Notes: Each point on the plot shows the share of each group that voted for Harris in 2024 (grey dots for national results, blue dots for Colorado). White and Black voters are non-Hispanic. Hispanic voters are of any race. Source: 2024 VoteCast survey.

Among White voters, there are significant differences in Democratic voting by educational attainment. Only 30% of White voters with a high school degree or less voted for Harris nationally compared to 59% of White voters with a postgraduate degree. In Colorado, White voters across the range of education were substantially more Democratic in their voting behavior compared to their national counterparts.

State-level racial composition and political outcomes

At the state-level, racial and ethnic composition is only modestly related to political outcomes. Over the last 40 years, this relationship has strengthened, but compared to education, race and ethnicity are only loosely related to election outcomes.

In general, states that have a greater share of non-Hispanic White residents are less likely to vote for Democratic candidates.

Relationship between share of state's population that is White (non-Hispanic) and the Democratic share of the two-party vote, 1984

Notes: The plot shows the relationship between the share of each state's population that is non-Hispanic White (on the horizontal axis) and the two-party Democratic vote in that state (vertical axis). The Pearson's correlation coefficient is shown in the bottom left-hand corner, and the line-of-best-fit is drawn through the data. Sources: State-level racial and ethnic composition, IPUMS-NHGIS. Presidential vote share, publicly available election returns.
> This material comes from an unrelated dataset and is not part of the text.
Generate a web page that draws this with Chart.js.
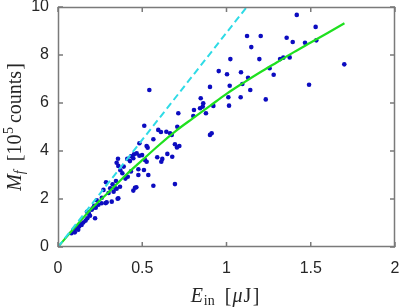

By 2024, the strength of the relationship between racial and ethnic composition and electoral outcomes (as measured by the correlation) had roughly doubled. Even so, the strength of the association between the racial and ethnic composition of a state in 2024 and election results is about half the magnitude of the association between the share of adults in a state with a college degree and election results that same year (as shown in my last post).
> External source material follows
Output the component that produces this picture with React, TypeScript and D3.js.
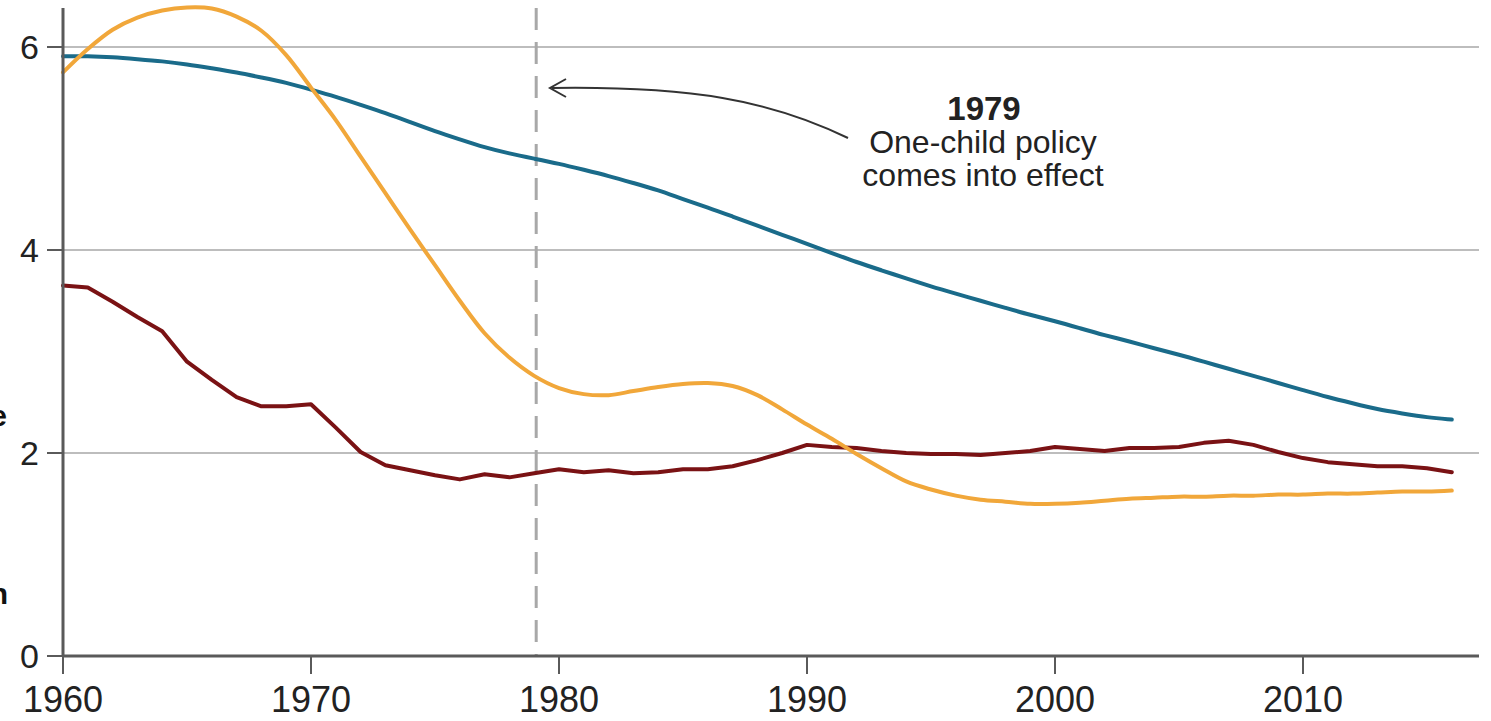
import React from "react";
import * as d3 from "d3";

const years: number[] = d3.range(1960, 2017);

const blueSeries: number[] = [
  5.91, 5.91, 5.9, 5.88, 5.86, 5.83, 5.79, 5.75, 5.7, 5.65,
  5.58, 5.51, 5.43, 5.35, 5.26, 5.17, 5.09, 5.01, 4.95, 4.9,
  4.85, 4.79, 4.73, 4.66, 4.59, 4.5, 4.42, 4.33, 4.24, 4.15,
  4.06, 3.97, 3.88, 3.8, 3.72, 3.64, 3.57, 3.5, 3.43, 3.36,
  3.3, 3.23, 3.16, 3.1, 3.03, 2.97, 2.9, 2.83, 2.76, 2.69,
  2.62, 2.55, 2.49, 2.43, 2.39, 2.35, 2.33,
];

const orangeSeries: number[] = [
  5.75, 5.98, 6.17, 6.29, 6.36, 6.39, 6.38, 6.3, 6.16, 5.92,
  5.6, 5.28, 4.92, 4.56, 4.2, 3.85, 3.5, 3.18, 2.94, 2.76,
  2.64, 2.58, 2.57, 2.61, 2.65, 2.68, 2.69, 2.66, 2.57, 2.43,
  2.28, 2.14, 1.99, 1.85, 1.72, 1.64, 1.58, 1.54, 1.52, 1.5,
  1.5, 1.51, 1.53, 1.55, 1.56, 1.57, 1.57, 1.58, 1.58, 1.59,
  1.59, 1.6, 1.6, 1.61, 1.62, 1.62, 1.63,
];

const redSeries: number[] = [
  3.65, 3.63, 3.49, 3.34, 3.2, 2.9, 2.72, 2.55, 2.46, 2.46,
  2.48, 2.25, 2.01, 1.88, 1.83, 1.78, 1.74, 1.79, 1.76, 1.8,
  1.84, 1.81, 1.83, 1.8, 1.81, 1.84, 1.84, 1.87, 1.93, 2.0,
  2.08, 2.06, 2.05, 2.02, 2.0, 1.99, 1.99, 1.98, 2.0, 2.02,
  2.06, 2.04, 2.02, 2.05, 2.05, 2.06, 2.1, 2.12, 2.08, 2.01,
  1.95, 1.91, 1.89, 1.87, 1.87, 1.85, 1.81,
];

const xTicks: number[] = [1960, 1970, 1980, 1990, 2000, 2010];
const yTicks: number[] = [0, 2, 4, 6];
const gridValues: number[] = [2, 4, 6];
const policyYear = 1979;
const annotationLines: string[] = ["One-child policy", "comes into effect"];

const W = 1491;
const H = 721;

export default function App() {
  const x = d3.scaleLinear().domain([1960, 2010]).range([63, 1303]);
  const y = d3.scaleLinear().domain([0, 6]).range([656, 47]);

  const mk = (vals: number[], curve: d3.CurveFactory) =>
    d3
      .line<number>()
      .x((_, i) => x(years[i]))
      .y((v) => y(v))
      .curve(curve)(vals) as string;

  const font = "'Liberation Sans', Arial, Helvetica, sans-serif";
  const axisColor = "#5a5a5a";
  const xEnd = 1479;

  return (
    <svg
      width={W}
      height={H}
      style={{ position: "absolute", left: 0, top: 0, background: "#fff" }}
      fontFamily={font}
    >
      {/* gridlines */}
      {gridValues.map((v) => (
        <line key={"g" + v} x1={x(1960)} x2={xEnd} y1={y(v)} y2={y(v)} stroke="#bdbdbd" strokeWidth={2} />
      ))}

      {/* cut-off legend fragments at left edge (as in the reference) */}
      <text x={7} y={426} textAnchor="end" fontSize={30} fontWeight="bold" fill="#111">e</text>
      <text x={8} y={604} textAnchor="end" fontSize={30} fontWeight="bold" fill="#111">n</text>

      {/* policy dashed line */}
      <line
        x1={x(policyYear) + 2}
        x2={x(policyYear) + 2}
        y1={8}
        y2={y(0)}
        stroke="#a8a8a8"
        strokeWidth={3}
        strokeDasharray="22 12"
      />

      {/* series */}
      <path d={mk(blueSeries, d3.curveBasis)} fill="none" stroke="#1a6b8a" strokeWidth={4} strokeLinecap="round" />
      <path d={mk(redSeries, d3.curveLinear)} fill="none" stroke="#7a1214" strokeWidth={4} strokeLinejoin="round" strokeLinecap="round" />
      <path d={mk(orangeSeries, d3.curveCatmullRom)} fill="none" stroke="#f1a73a" strokeWidth={4} strokeLinecap="round" />

      {/* y axis */}
      <line x1={x(1960)} x2={x(1960)} y1={8} y2={y(0)} stroke={axisColor} strokeWidth={3} />
      {yTicks.map((v) => (
        <g key={"y" + v}>
          <line x1={47} x2={x(1960)} y1={y(v)} y2={y(v)} stroke={axisColor} strokeWidth={2} />
          <text x={39} y={y(v) + 12} textAnchor="end" fontSize={34} fill="#222">
            {v}
          </text>
        </g>
      ))}

      {/* x axis */}
      <line x1={x(1960) - 1} x2={xEnd} y1={y(0)} y2={y(0)} stroke={axisColor} strokeWidth={3} />
      {xTicks.map((t) => (
        <g key={"x" + t}>
          <line x1={x(t)} x2={x(t)} y1={y(0)} y2={y(0) + 18} stroke={axisColor} strokeWidth={2} />
          <text x={x(t)} y={712} textAnchor="middle" fontSize={36} fill="#222">
            {t}
          </text>
        </g>
      ))}

      {/* annotation */}
      <path
        d="M 848 138 C 770 100, 690 86, 552 88"
        fill="none"
        stroke="#333"
        strokeWidth={2}
      />
      <path d="M 566 79 L 550 88 L 566 97" fill="none" stroke="#333" strokeWidth={2} />
      <text x={984} y={120} textAnchor="middle" fontSize={33} fontWeight="bold" fill="#222">
        {policyYear}
      </text>
      {annotationLines.map((l, i) => (
        <text key={l} x={983} y={153 + i * 33} textAnchor="middle" fontSize={32} fill="#222">
          {l}
        </text>
      ))}
    </svg>
  );
}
Relationship between share of state's population that is White (non-Hispanic) and the Democratic share of the two-party vote, 2024

Notes: The plot shows the relationship between the share of each state's population that is non-Hispanic White (on the horizontal axis) and the two-party Democratic vote in that state (vertical axis). The Pearson's correlation coefficient is shown in the bottom left-hand corner, and the line-of-best-fit is drawn through the data. Sources: State-level racial and ethnic composition, IPUMS-NHGIS. Presidential vote share, publicly available election returns.

County-level association between racial and ethnic composition and election outcomes

Looking at the country as a whole, the association between the share of a county's population that is White is substantially stronger than the state-level relationship above (r = -0.60 compared to r = -0.38).

When looking specifically at Colorado counties, the relationship between these factors is attenuated significantly.

Relationship between share of county's population that is White (non-Hispanic) and the Democratic share of the two-party vote, 2024

Notes: The plot shows the relationship between the share of each county's population that is non-Hispanic White (on the horizontal axis) and the two-party Democratic vote in that county (vertical axis). The Pearson's correlation coefficient is shown in the bottom left-hand corner, and the line-of-best-fit is drawn through the data. Colorado counties and best-fit line are drawn in blue. Sources: County-level racial and ethnic composition, IPUMS-NHGIS. Presidential vote share, MIT Election Lab.

Precinct-level association between racial and ethnic composition and election outcomes

Looking at precinct-level election results in Colorado we see much the same relationship as was present in the county-level data in the relationship between precinct-level voting and the share of that precinct's residents who are White.

Only a handful of Colorado precincts have a substantial number of Black residents. We see a comparable (though oppositely signed) relationship between the share of a precinct's residents who are Black and 2024 election results.

Relationship between share of precinct's population that is ___ and the Democratic share of the two-party vote, 2024

Notes: Each panel of the plot shows the relationship between the share of each Colorado precinct's population that is a given race/ethnicity (on the horizontal axis) and the two-party Democratic vote in that county (vertical axis). The Pearson's correlation coefficient is shown in the bottom left-hand corner, and the line-of-best-fit is drawn through the data. Sources: Block group-level race/ethnicity composition (mapped to precincts by the author), ACS 2023 (5-year estimates), IPUMS-NHGIS. Presidential vote share, NYT compilation of 2024 precinct vote and shapefiles.

The relationship between political outcomes in a precinct and the share of that precinct's residents who are Hispanic was substantially smaller than was seen for either White or Black residents in Colorado.

Race and politics in Colorado

At the national level, it is impossible to understand politics without understanding how it intersects with race. Colorado politics, on the other hand, does not evince the same types of racial divisions as are present in other parts of the country. This is emphatically not to say that Colorado is some kind of post-racial utopia where all join hands and sing kumbaya (see this, this, this, this, this, this and this for just a handful of examples of Colorado's failures when it comes to racial justice), but perhaps due to its relatively more homogenous population, Colorado's contemporary politics do not revolve around racial lines.

Reflecting again on the last analysis I posted on the relationship between education and presidential voting in Colorado, it is instructive to highlight the similarities and differences. In both the case of education and racial and ethnic composition, the trends in Colorado parallel national trends. In each case, the relationship between both factors at the state-level have strengthened over time. However when it comes to education, the variation among counties in Colorado very closely mirrored the national trend. This does not seem to be true of race and ethnicity within Colorado which has a substantially weaker association than we see nationally.

The analysis here also shows how race and education interact. Especially among White voters, more education is associated with greater likelihood of supporting Democratic candidates. Within Colorado, White voters of all education levels are about 8 percentage points more likely than White voters of similar education levels to support Democratic candidates.